Auch die Inhaberin des Geschäfts für Kinderbekleidung, Heike Vonwirth, blickt wieder zuversichtlich nach vorne. Dabei hat es sie am Schlimmsten getroffen. Die Rückwand ihres Geschäfts ist völlig zerstört, ihr Laden noch geschlossen. "Aber die Versicherung hat zugesagt, den Schaden zu übernehmen", sagt sie. "Und wir können auch bald wieder eröffnen."
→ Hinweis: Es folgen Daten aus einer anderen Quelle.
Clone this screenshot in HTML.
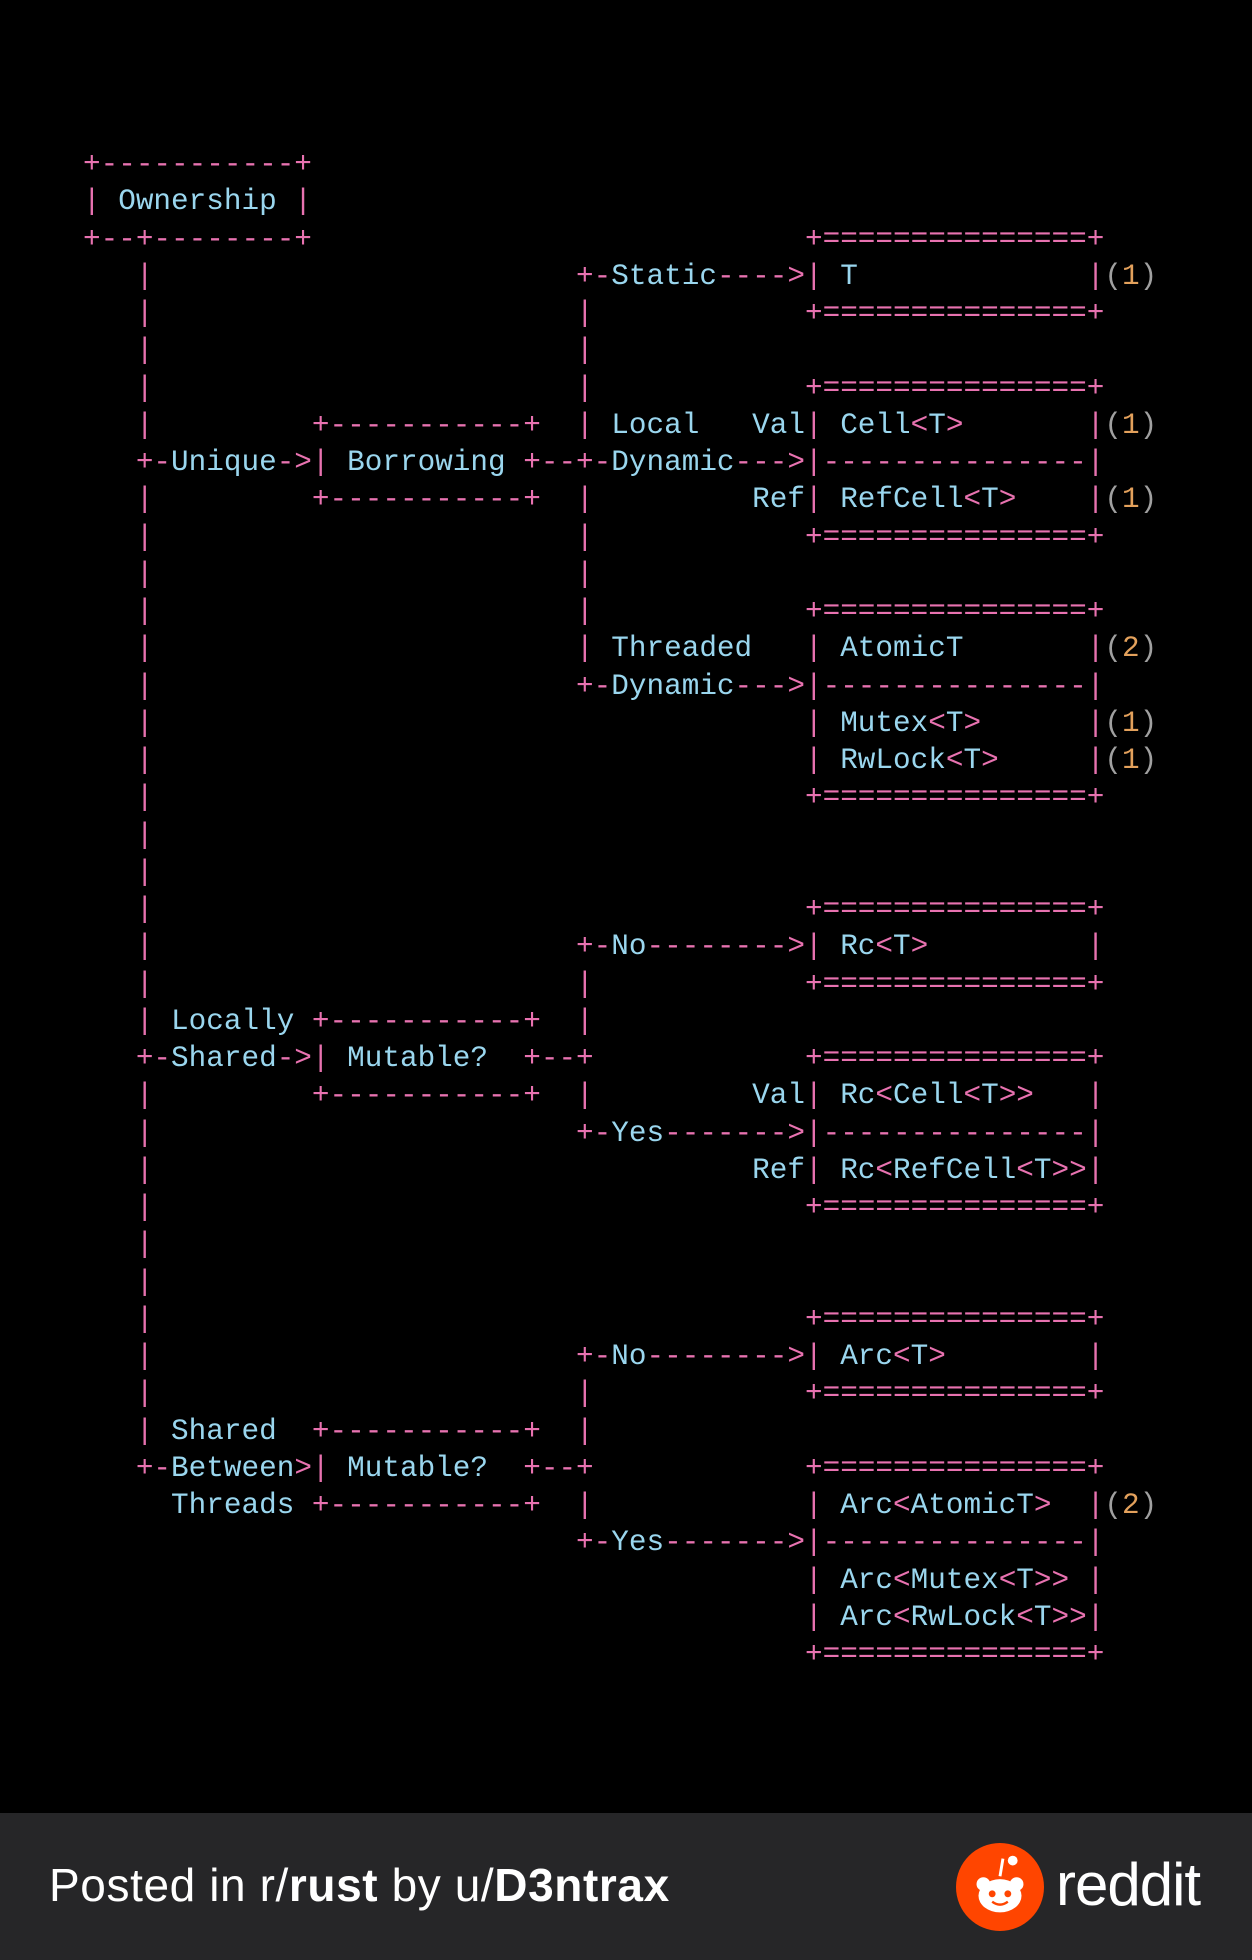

Dass die Detonation verhältnismäßig glimpflich verlaufen ist, verdanken die Anwohner auch dem mutigen Einsatz von Rolf Stapf. Der 49-Jährige hat unter Lebensgefahr mit seinem Bagger 60 Tonnen Sand auf den Blindgänger geschaufelt, um die Druckwelle abzudämpfen. Angst habe er nicht gehabt. "Man denkt in so einem Moment nicht darüber nach, was man da genau macht", sagt er. "Es war ein einmaliges Erlebnis. Am besten aber war es, als der Sprengsatz später explodierte. Das war ein tolles Gefühl."

Wie gefährlich der Einsatz von Rolf Stapf gewesen ist, verdeutlicht die Aussage von Rolf Vogelbacher, Dezernent für Kampfmittelbeseitigung bei der Bezirksregierung Düsseldorf. "Die Bombe hätte dabei jederzeit detonieren können. Die Gefahr wird erhöht, wenn die Bombe bewegt wird", sagt er. Es musste gesprengt werden. "Hätten wir den Zünder aus der Bombe herausgedreht, hätte das die sofortige Detonation ausgelöst", sagt Vogelbacher. "Solche Fälle kommen aber sehr selten vor."